Give the number of lines that include the word "this", nothing more.

== == ==

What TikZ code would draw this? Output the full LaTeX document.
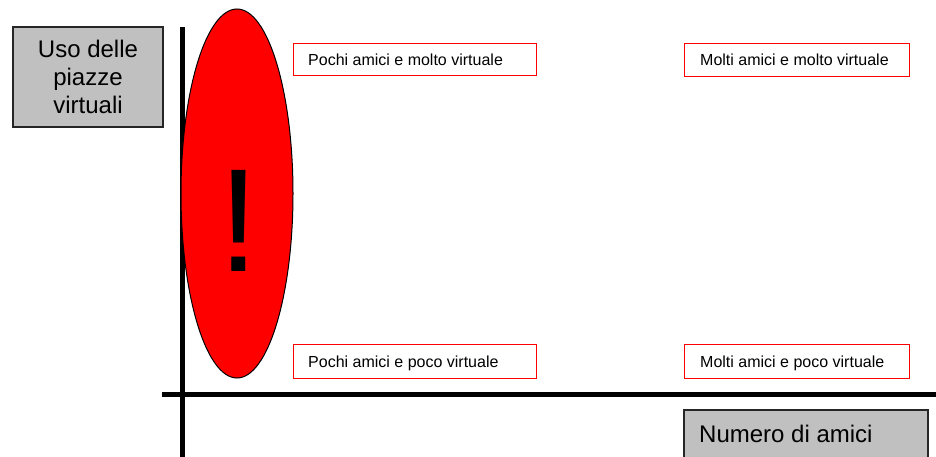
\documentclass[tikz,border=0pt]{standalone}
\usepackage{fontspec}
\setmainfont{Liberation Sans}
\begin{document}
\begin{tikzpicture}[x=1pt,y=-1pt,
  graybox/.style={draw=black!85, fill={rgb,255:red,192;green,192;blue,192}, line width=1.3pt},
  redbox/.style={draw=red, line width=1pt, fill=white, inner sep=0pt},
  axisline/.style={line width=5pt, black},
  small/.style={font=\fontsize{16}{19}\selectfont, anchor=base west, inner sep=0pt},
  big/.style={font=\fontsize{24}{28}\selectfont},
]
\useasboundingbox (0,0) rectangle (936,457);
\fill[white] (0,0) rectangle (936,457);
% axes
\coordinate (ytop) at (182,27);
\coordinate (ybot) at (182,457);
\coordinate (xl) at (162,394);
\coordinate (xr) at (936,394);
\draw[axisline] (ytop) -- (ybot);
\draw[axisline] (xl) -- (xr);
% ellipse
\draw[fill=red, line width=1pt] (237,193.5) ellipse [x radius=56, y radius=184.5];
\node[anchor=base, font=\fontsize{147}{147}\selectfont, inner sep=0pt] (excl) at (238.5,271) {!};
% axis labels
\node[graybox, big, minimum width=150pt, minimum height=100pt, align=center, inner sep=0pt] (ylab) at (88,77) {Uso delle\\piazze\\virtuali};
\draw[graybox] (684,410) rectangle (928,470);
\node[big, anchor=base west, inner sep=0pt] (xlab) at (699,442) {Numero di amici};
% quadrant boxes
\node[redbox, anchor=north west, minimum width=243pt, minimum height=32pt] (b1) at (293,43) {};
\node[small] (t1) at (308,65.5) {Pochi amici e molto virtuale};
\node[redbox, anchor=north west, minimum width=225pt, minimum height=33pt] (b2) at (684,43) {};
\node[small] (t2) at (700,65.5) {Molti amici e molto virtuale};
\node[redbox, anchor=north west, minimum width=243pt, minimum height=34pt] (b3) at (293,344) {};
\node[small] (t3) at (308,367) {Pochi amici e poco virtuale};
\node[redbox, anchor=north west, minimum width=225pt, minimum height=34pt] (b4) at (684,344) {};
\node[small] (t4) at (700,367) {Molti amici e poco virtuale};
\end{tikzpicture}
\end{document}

== == ==

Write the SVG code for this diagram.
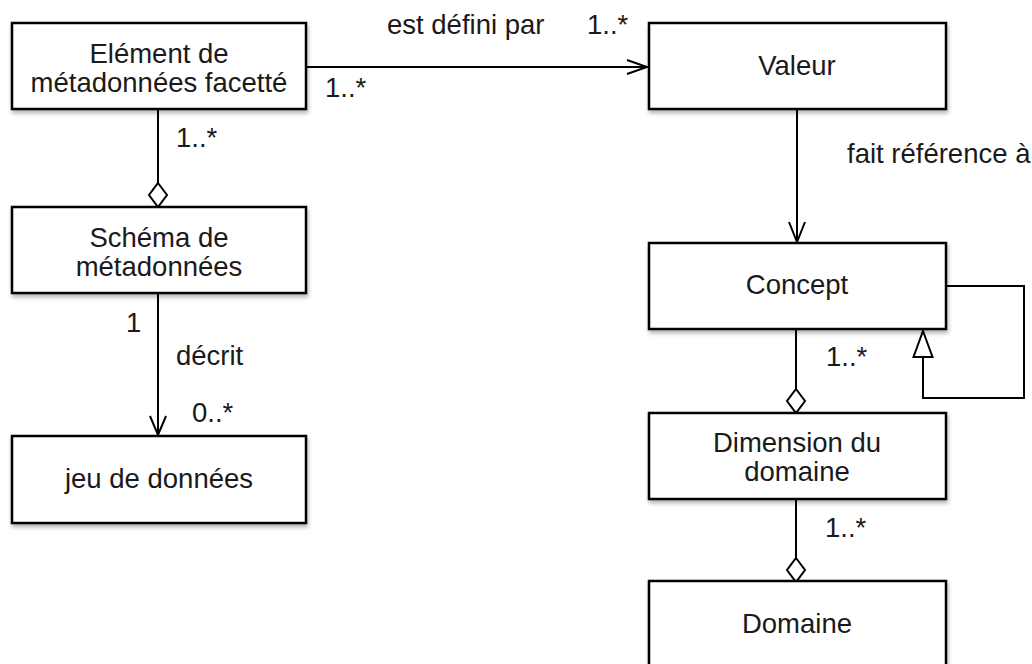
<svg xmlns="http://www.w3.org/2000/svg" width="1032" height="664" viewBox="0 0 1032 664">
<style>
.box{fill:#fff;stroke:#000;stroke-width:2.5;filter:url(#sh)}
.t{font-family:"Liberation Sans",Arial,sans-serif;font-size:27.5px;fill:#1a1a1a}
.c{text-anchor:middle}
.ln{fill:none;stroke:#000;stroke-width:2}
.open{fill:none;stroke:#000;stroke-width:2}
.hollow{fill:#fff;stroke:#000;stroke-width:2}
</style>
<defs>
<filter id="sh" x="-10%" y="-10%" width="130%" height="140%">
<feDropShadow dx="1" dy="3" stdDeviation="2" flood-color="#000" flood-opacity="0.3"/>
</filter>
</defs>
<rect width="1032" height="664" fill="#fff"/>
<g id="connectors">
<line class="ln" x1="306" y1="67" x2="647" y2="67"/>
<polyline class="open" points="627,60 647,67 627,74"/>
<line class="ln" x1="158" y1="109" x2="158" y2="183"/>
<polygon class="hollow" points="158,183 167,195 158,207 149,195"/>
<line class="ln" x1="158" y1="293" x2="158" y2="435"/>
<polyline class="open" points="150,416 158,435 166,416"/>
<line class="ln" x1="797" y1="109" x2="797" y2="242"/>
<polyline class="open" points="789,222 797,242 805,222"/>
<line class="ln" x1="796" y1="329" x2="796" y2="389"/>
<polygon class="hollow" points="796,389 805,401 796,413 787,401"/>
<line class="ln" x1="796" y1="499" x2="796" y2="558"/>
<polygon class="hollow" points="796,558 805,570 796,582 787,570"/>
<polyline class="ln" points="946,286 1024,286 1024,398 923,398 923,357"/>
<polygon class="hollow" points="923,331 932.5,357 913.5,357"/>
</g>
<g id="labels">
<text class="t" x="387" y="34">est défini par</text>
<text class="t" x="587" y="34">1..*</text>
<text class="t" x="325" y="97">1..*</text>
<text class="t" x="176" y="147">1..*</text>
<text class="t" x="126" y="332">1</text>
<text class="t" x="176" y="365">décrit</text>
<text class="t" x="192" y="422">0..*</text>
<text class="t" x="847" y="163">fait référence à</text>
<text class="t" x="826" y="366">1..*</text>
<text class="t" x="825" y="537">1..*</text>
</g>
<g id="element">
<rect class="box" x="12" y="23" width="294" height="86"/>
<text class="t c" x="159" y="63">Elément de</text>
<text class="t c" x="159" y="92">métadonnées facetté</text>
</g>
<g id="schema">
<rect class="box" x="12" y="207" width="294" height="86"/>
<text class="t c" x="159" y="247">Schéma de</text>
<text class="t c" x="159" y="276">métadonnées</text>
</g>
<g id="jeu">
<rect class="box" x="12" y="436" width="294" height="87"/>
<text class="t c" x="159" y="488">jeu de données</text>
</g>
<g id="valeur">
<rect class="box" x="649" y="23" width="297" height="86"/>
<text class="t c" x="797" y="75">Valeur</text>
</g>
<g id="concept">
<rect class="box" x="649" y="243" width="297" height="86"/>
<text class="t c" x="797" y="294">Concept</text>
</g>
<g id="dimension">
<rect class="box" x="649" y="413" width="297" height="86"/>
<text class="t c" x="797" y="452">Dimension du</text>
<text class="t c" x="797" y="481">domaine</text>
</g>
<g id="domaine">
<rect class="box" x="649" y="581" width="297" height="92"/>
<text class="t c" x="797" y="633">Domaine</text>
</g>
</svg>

== == ==

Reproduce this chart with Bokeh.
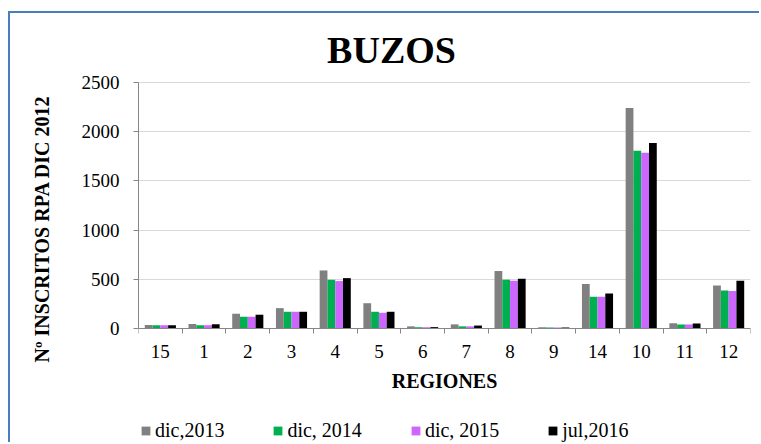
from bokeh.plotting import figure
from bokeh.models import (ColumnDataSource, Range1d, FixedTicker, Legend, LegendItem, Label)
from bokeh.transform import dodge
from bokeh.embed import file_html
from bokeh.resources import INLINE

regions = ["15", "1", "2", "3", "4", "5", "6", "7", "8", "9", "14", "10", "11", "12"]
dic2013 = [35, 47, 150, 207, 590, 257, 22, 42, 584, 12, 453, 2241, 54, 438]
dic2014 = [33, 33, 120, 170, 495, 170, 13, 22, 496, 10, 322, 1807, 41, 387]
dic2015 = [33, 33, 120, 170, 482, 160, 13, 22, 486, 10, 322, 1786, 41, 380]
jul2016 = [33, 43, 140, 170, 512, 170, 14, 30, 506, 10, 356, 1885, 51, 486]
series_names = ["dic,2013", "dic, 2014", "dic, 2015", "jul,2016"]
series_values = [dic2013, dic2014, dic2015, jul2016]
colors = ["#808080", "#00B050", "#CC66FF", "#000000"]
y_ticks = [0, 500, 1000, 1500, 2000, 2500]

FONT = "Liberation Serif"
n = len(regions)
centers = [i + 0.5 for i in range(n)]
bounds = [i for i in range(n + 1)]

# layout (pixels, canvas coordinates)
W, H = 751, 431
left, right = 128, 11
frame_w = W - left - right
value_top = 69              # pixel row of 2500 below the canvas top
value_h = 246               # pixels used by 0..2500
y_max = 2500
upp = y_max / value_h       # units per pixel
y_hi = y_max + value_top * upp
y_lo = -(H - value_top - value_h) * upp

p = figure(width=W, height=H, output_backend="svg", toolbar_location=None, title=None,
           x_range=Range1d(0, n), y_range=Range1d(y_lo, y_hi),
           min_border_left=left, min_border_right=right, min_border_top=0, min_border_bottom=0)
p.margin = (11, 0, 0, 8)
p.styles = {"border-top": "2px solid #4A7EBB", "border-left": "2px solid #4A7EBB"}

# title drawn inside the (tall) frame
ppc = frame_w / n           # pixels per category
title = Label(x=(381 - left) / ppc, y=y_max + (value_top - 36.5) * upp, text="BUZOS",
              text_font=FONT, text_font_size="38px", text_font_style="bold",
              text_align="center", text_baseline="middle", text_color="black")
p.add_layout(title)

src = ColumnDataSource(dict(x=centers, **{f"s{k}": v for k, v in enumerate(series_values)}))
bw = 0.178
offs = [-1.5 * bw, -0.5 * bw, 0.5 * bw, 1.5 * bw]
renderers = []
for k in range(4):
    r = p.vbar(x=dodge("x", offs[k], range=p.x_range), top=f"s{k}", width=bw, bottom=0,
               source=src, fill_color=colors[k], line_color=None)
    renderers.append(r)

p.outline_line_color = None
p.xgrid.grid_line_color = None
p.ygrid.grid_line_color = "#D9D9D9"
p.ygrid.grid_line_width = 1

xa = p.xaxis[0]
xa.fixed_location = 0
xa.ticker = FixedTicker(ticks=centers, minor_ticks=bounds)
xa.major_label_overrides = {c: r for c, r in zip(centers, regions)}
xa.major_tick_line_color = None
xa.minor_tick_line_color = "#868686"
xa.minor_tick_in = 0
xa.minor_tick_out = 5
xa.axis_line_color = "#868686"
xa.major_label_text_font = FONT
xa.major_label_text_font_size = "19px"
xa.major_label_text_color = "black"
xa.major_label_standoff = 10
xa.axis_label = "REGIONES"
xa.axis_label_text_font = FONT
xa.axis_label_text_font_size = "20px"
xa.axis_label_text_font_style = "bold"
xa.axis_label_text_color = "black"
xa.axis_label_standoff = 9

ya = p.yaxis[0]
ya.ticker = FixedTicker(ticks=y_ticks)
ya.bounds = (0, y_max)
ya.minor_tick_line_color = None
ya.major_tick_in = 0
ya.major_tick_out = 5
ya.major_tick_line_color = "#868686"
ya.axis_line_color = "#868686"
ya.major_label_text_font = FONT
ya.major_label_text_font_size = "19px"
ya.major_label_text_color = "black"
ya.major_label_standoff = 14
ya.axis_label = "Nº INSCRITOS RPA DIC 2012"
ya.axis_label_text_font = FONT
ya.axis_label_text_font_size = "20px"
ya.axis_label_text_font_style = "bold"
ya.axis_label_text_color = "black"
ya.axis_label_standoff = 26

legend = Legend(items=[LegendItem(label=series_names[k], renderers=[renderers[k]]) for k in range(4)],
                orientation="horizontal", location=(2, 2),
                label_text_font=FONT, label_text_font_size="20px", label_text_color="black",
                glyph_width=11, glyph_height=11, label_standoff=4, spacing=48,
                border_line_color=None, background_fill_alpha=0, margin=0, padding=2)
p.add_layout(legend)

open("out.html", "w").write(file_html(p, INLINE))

== == ==

■ **Task solution**
3